Две другие вещи в этом сборнике приводят на ум дикую, необузданную и пламенную фантазию Колриджа. Мы всегда относились с почтением к высокому гению этого поэта, хотя он, быть может, слишком часто, к ущербу для собственной популярности, погружался в мир буйных видений, в мистику, никак не помогая читателю проникнуть в смысл того, что он хотел сказать.

Возможно, в произведении, озаглавленном «Чары», сходство лишь кажущееся, зато в своеобразной поэме «Тьма» с хорошим подзаголовком: «Сон, который не вовсе сон» дело обстоит иначе.

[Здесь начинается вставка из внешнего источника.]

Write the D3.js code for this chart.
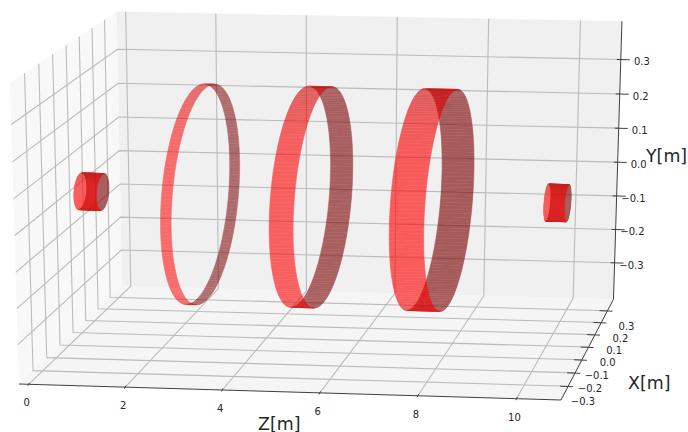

В ней наш автор, для которого до сих пор было столь характерно мастерское умение показать читателям, куда он их ведет, довольствуется тем, что преподносит множество могучих, но не упорядоченных мыслей, смысл которых мы, признаться, не всегда могли постичь. Перед нами мелькают жуткие видения; они образуют причудливые арабески, носятся, сливаются и расходятся, словно в лихорадочном сне — ужасающие химеры, в существование которых ум отказывается верить, сбивающие с толку и утомляющие неискушенного читателя, ставящие в тупик даже тех, кто больше свыкся с полетом поэтической музы. Тема поэмы — нарастание кромешной тьмы, пока она не становится, по выражению Шекспира, «могильщиком мертвого»; мрачные образы, нагроможденные поэтом, только потому не вызывают у нас трепета, что слишком уж дик общий замысел.